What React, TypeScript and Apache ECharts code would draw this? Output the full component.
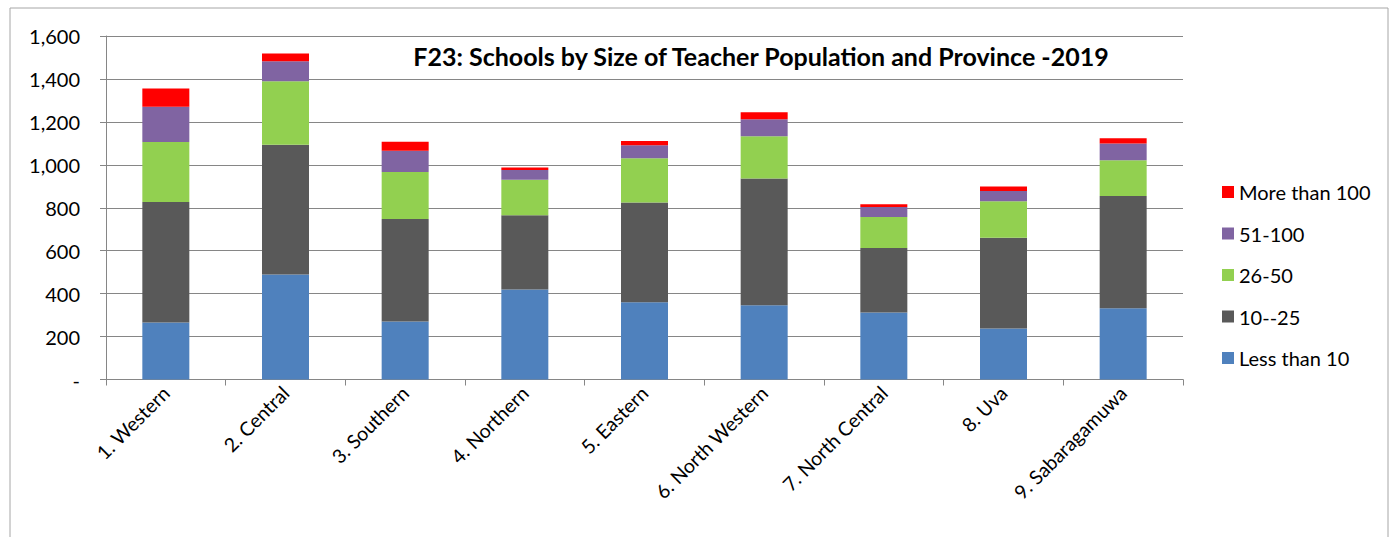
import React, { useEffect, useRef } from "react";
import * as echarts from "echarts";

const provinces = [
  "1. Western",
  "2. Central",
  "3. Southern",
  "4. Northern",
  "5. Eastern",
  "6. North Western",
  "7. North Central",
  "8. Uva",
  "9. Sabaragamuwa",
];

const lessThan10 = [265, 489, 270, 419, 360, 346, 312, 237, 332];
const from10to25 = [562, 605, 478, 346, 464, 590, 301, 423, 523];
const from26to50 = [279, 295, 219, 166, 206, 197, 144, 170, 166];
const from51to100 = [165, 93, 98, 45, 61, 79, 47, 48, 78];
const moreThan100 = [85, 36, 43, 11, 20, 33, 12, 21, 25];

const seriesNames = ["Less than 10", "10--25", "26-50", "51-100", "More than 100"];
const seriesColors = ["#4F81BD", "#595959", "#92D050", "#8064A2", "#FF0000"];
const seriesData = [lessThan10, from10to25, from26to50, from51to100, moreThan100];

const yTicks = { min: 0, max: 1600, interval: 200 };

const FONT = "Lato, 'Open Sans', sans-serif";

export default function App() {
  const ref = useRef<HTMLDivElement>(null);

  useEffect(() => {
    if (!ref.current) return;
    const chart = echarts.init(ref.current, null, { renderer: "svg" });
    chart.setOption({
      animation: false,
      backgroundColor: "#ffffff",
      textStyle: { fontFamily: FONT, color: "#000" },
      title: {
        text: "F23: Schools by Size of Teacher Population and Province -2019",
        left: 756,
        textAlign: "center",
        top: 38,
        textStyle: { fontFamily: FONT, fontSize: 25, fontWeight: "bold", color: "#000" },
      },
      graphic: [
        {
          type: "rect",
          shape: { x: 10, y: 8, width: 1378, height: 600 },
          style: { fill: "none", stroke: "#a6a6a6", lineWidth: 1 },
          silent: true,
        },
      ],
      legend: {
        orient: "vertical",
        left: 1217,
        top: 177,
        itemWidth: 12,
        itemHeight: 12,
        itemGap: 21.5,
        icon: "rect",
        data: [...seriesNames].reverse(),
        textStyle: { fontFamily: FONT, fontSize: 20, color: "#000" },
      },
      grid: { left: 106, right: 215, top: 36, bottom: 157.5, containLabel: false },
      xAxis: {
        type: "category",
        data: provinces,
        axisLine: { lineStyle: { color: "#868686", width: 1 } },
        axisTick: { show: true, length: 6, lineStyle: { color: "#868686" } },
        axisLabel: {
          rotate: 45,
          interval: 0,
          margin: 10,
          fontFamily: FONT,
          fontSize: 19.5,
          color: "#000",
        },
      },
      yAxis: {
        type: "value",
        min: yTicks.min,
        max: yTicks.max,
        interval: yTicks.interval,
        axisLine: { show: true, lineStyle: { color: "#868686", width: 1 } },
        axisTick: { show: true, length: 6, lineStyle: { color: "#868686" } },
        splitLine: { show: true, lineStyle: { color: "#868686", width: 1 } },
        axisLabel: {
          margin: 26,
          fontFamily: FONT,
          fontSize: 20,
          color: "#000",
          formatter: (v: number) => (v === 0 ? "-" : v.toLocaleString("en-US")),
        },
      },
      series: seriesNames.map((name, i) => ({
        name,
        type: "bar",
        stack: "total",
        barWidth: 47,
        itemStyle: { color: seriesColors[i] },
        data: seriesData[i],
      })),
    });
    return () => chart.dispose();
  }, []);

  return (
    <div
      ref={ref}
      style={{ position: "absolute", left: 0, top: 0, width: 1398, height: 537 }}
    />
  );
}
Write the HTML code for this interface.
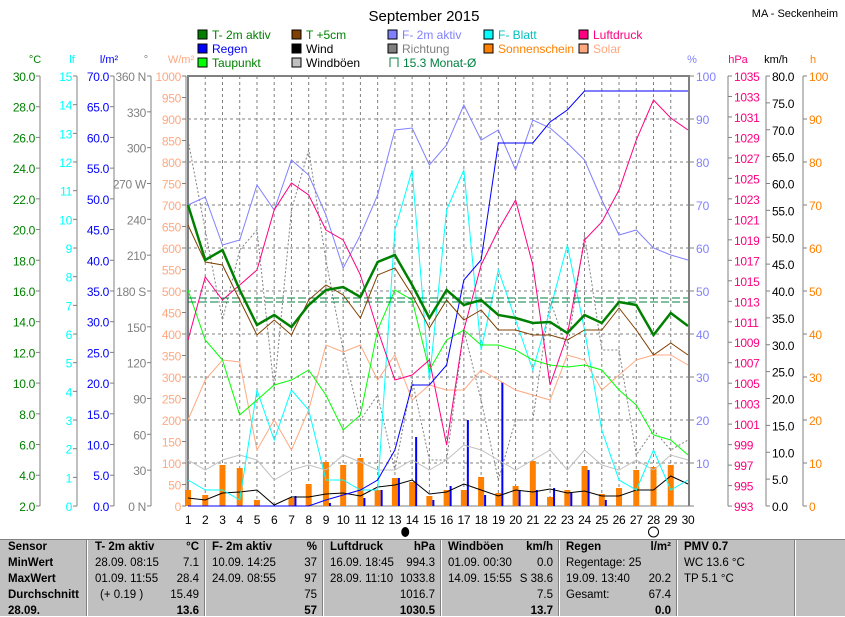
<!DOCTYPE html><html><head><meta charset="utf-8"><style>
body{margin:0;background:#fff;width:845px;height:615px;overflow:hidden;font-family:"Liberation Sans",sans-serif}
svg{position:absolute;left:0;top:0}
#tb{position:absolute;left:0;top:539px;width:845px;height:76px;background:#c0c0c0;font-size:11.5px;border-top:1px solid #808080}
.c{position:absolute;top:0;height:76px;border-left:1px solid #fff;box-shadow:-1px 0 0 #808080}
.t{position:absolute;white-space:nowrap}
</style></head><body>
<svg id="s" width="845" height="539" font-family="Liberation Sans, sans-serif"></svg>
<div id="tb"></div>
<script>
const S=document.getElementById('s');let h='';
const X=d=>188+(d-1)*500/29;
function txt(x,y,t,c,a,sz,ls){h+=`<text x="${x}" y="${y}" fill="${c}" font-size="${sz||11.5}" text-anchor="${a||'start'}" ${ls?`letter-spacing="${ls}"`:''}>${t}</text>`}
txt(424,21,'September 2015','#000','middle',15);
txt(838,17,'MA - Seckenheim','#000','end',11);
const leg=[[198,'T- 2m aktiv','#008000','#008000'],[292,'T +5cm','#804000','#008000'],[388,'F- 2m aktiv','#8080ff','#8080ff'],[484,'F- Blatt','#00ffff','#00c0c0'],[579,'Luftdruck','#ff0080','#ff0080']];
const leg2=[[198,'Regen','#0000ff','#0000ff'],[292,'Wind','#000','#000'],[388,'Richtung','#808080','#808080'],[484,'Sonnenschein','#ff8000','#ff8000'],[579,'Solar','#ffa880','#ffa880']];
const leg3=[[198,'Taupunkt','#00ff00','#008000'],[292,'Windböen','#c0c0c0','#000']];
[[leg,38],[leg2,52],[leg3,66]].forEach(([L,y])=>L.forEach(([x,t,f,c])=>{h+=`<rect x="${x}" y="${y-8}" width="9" height="9" fill="${f}" stroke="#000"/>`;txt(x+14,y+1,t,c,'start',12)}));
h+=`<path d="M390 67v-9h8v9" fill="none" stroke="#008040"/>`;txt(403,67,'15.3 Monat-Ø','#008040','start',12);
for(let d=2;d<=29;d++)h+=`<line x1="${X(d)}" y1="76" x2="${X(d)}" y2="506" stroke="#808080" stroke-dasharray="3,3"/>`;
for(let i=1;i<10;i++)h+=`<line x1="188" y1="${76+i*43}" x2="688" y2="${76+i*43}" stroke="#808080" stroke-dasharray="3,3"/>`;
h+=`<path d="M188 506V76H689V506" fill="none" stroke="#808080" stroke-width="2"/>`;
h+=`<line x1="188" y1="506" x2="689" y2="506" stroke="#808080"/>`;
function axis(lx,unit,uc,vals,tc,side){txt(lx+(side?10:-5),63,unit,uc,'middle',11);h+=`<line x1="${lx}" y1="76" x2="${lx}" y2="506" stroke="#808080"/>`;
vals.forEach(([v,y])=>{h+=`<line x1="${side?lx:lx-4}" y1="${y}" x2="${side?lx+4:lx}" y2="${y}" stroke="#808080"/>`;txt(side?lx+6:lx-5,y+5,v,tc,side?'start':'end',12,-0.3)})}
let a=[];for(let i=0;i<=14;i++)a.push([(30-2*i).toFixed(1),76+i*30.71]);axis(40,'°C','#008000',a,'#008000');
a=[];for(let i=0;i<=15;i++)a.push([15-i,76+i*28.67]);axis(77,'lf','#00ffff',a,'#00ffff');
a=[];for(let i=0;i<=14;i++)a.push([(70-5*i).toFixed(1),76+i*30.71]);axis(114,'l/m²','#0000ff',a,'#0000ff');
a=[];const dl={360:'360 N',270:'270 W',180:'180 S',90:'90',0:'0 N'};for(let i=0;i<=12;i++){let v=360-30*i;a.push([dl[v]||v,76+i*35.83])}axis(151,'°','#808080',a,'#808080');
a=[];for(let i=0;i<=20;i++)a.push([1000-50*i,76+i*21.5]);axis(186,'W/m²','#ffa880',a,'#ffa880');
a=[];for(let i=0;i<=10;i++)a.push([100-10*i,76+i*43]);a.pop();a.push(['',506]);
txt(692,63,'%','#8080ff','middle',11);a.forEach(([v,y])=>{h+=`<line x1="689" y1="${y}" x2="694" y2="${y}" stroke="#808080"/>`;txt(696,y+5,v,'#8080ff',0,12)});
a=[];for(let i=0;i<=21;i++)a.push([1035-2*i,76+i*20.48]);axis(728,'hPa','#ff0080',a,'#ff0080',1);
a=[];for(let i=0;i<=16;i++)a.push([(80-5*i).toFixed(1),76+i*26.875]);axis(766,'km/h','#000',a,'#000',1);
a=[];for(let i=0;i<=10;i++)a.push([100-10*i,76+i*43]);axis(803,'h','#ff8000',a,'#ff8000',1);
for(let d=1;d<=30;d++)txt(X(d),524,d,'#000','middle',12,-0.3);
h+=`<ellipse cx="${X(13.6)}" cy="532" rx="4" ry="5" fill="#000"/><circle cx="${X(28)}" cy="532" r="5" fill="none" stroke="#000"/>`;
function line(ys,c,w,da){h+=`<polyline fill="none" stroke="${c}" stroke-width="${w||1}" ${da?`stroke-dasharray="${da}"`:''} points="${ys.map((y,i)=>X(i+1)+','+y).join(' ')}"/>`}
const sun=[490,495,465,468,500,506,498,484,462,465,458,490,478,482,496,490,490,477,493,486,461,497,490,466,494,488,470,467,465,506];
sun.forEach((y,i)=>{if(y<506)h+=`<rect x="${X(i+1)-3}" y="${y}" width="6" height="${506-y}" fill="#ff8000"/>`});
const rn=[506,506,506,506,506,506,496,506,503,506,498,490,478,437,500,486,420,495,382,490,490,488,492,470,500,506,506,506,506,506];
rn.forEach((y,i)=>{if(y<506)h+=`<rect x="${X(i+1)+3}" y="${y}" width="2" height="${506-y}" fill="#0000ff"/>`});
line([420,380,360,362,450,420,450,410,345,352,345,380,355,400,385,390,390,370,380,390,395,400,355,360,390,375,360,355,355,365],'#ffa880');
line([140,230,320,250,230,390,210,150,260,350,420,395,470,380,460,460,330,400,480,420,420,300,350,235,350,350,455,430,450,440],'#808080',1,'2,2');
line([460,470,460,455,460,480,470,465,470,455,462,470,470,460,470,460,445,450,460,470,460,450,470,450,465,470,460,470,455,460],'#c0c0c0');
line([498,500,493,492,490,505,497,497,494,493,496,487,485,480,494,492,484,490,496,490,492,489,493,491,496,496,490,490,476,484],'#000');
line([480,490,490,500,390,440,390,410,480,480,490,490,230,170,380,210,170,350,270,320,370,310,245,330,430,480,490,450,490,480],'#00ffff');
line([290,340,360,415,400,385,380,370,395,430,415,330,290,300,370,340,330,345,345,350,360,365,367,365,370,390,405,435,440,455],'#00ff00');
line([205,197,245,240,185,210,160,175,215,268,235,195,130,128,165,145,105,140,130,170,120,128,143,160,200,235,230,248,255,260],'#8080ff');
line([340,277,300,285,270,210,183,195,230,240,275,330,380,375,360,445,330,265,230,200,265,385,335,240,222,190,140,100,118,130],'#ff0080');
line([506,506,506,506,506,506,506,506,500,495,490,480,450,385,385,365,280,260,143,143,143,122,110,91,91,91,91,91,91,91],'#0000ff');
h+=`<line x1="188" y1="298" x2="688" y2="298" stroke="#008040" stroke-dasharray="8,3"/><line x1="188" y1="302" x2="688" y2="302" stroke="#008040" stroke-dasharray="8,3"/>`;
line([225,262,265,300,335,320,335,300,285,295,318,275,268,295,328,300,320,310,330,330,335,335,340,330,330,308,330,355,343,355],'#804000');
line([205,260,250,290,325,315,327,305,290,287,297,262,255,285,318,290,305,300,315,318,323,322,333,315,323,302,305,335,313,326],'#008000',2.5);
S.innerHTML=h;
const tb=document.getElementById('tb');let th='';
[87,205,323,441,559,677,795].forEach(x=>th+=`<div class="c" style="left:${x}px"></div>`);
const rows=[13,29,45,61,77];
function t(x,r,s,b,al){th+=`<div class="t" style="${al?'right:'+(845-x)+'px':'left:'+x+'px'};top:${rows[r]-12}px;${b?'font-weight:bold':''}">${s}</div>`}
['Sensor','MinWert','MaxWert','Durchschnitt','28.09.'].forEach((s,i)=>t(8,i,s,1));
t(95,0,'T- 2m aktiv',1);t(199,0,'°C',1,1);t(95,1,'28.09.  08:15');t(199,1,'7.1',0,1);t(95,2,'01.09.  11:55');t(199,2,'28.4',0,1);t(100,3,'(+ 0.19 )');t(199,3,'15.49',0,1);t(199,4,'13.6',1,1);
t(212,0,'F- 2m aktiv',1);t(317,0,'%',1,1);t(212,1,'10.09.  14:25');t(317,1,'37',0,1);t(212,2,'24.09.  08:55');t(317,2,'97',0,1);t(317,3,'75',0,1);t(317,4,'57',1,1);
t(330,0,'Luftdruck',1);t(435,0,'hPa',1,1);t(330,1,'16.09.  18:45');t(435,1,'994.3',0,1);t(330,2,'28.09.  11:10');t(435,2,'1033.8',0,1);t(435,3,'1016.7',0,1);t(435,4,'1030.5',1,1);
t(448,0,'Windböen',1);t(553,0,'km/h',1,1);t(448,1,'01.09.  00:30');t(553,1,'0.0',0,1);t(448,2,'14.09.  15:55');t(553,2,'S 38.6',0,1);t(553,3,'7.5',0,1);t(553,4,'13.7',1,1);
t(566,0,'Regen',1);t(671,0,'l/m²',1,1);t(566,1,'Regentage: 25');t(566,2,'19.09.  13:40');t(671,2,'20.2',0,1);t(566,3,'Gesamt:');t(671,3,'67.4',0,1);t(671,4,'0.0',1,1);
t(684,0,'PMV 0.7',1);t(684,1,'WC 13.6 °C');t(684,2,'TP 5.1 °C');
tb.innerHTML=th;
</script></body></html>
+-------+
- Exercise prompt
What is the number of lines in the data above that include the word "code"? Answer with that number only.

- Response to the task
2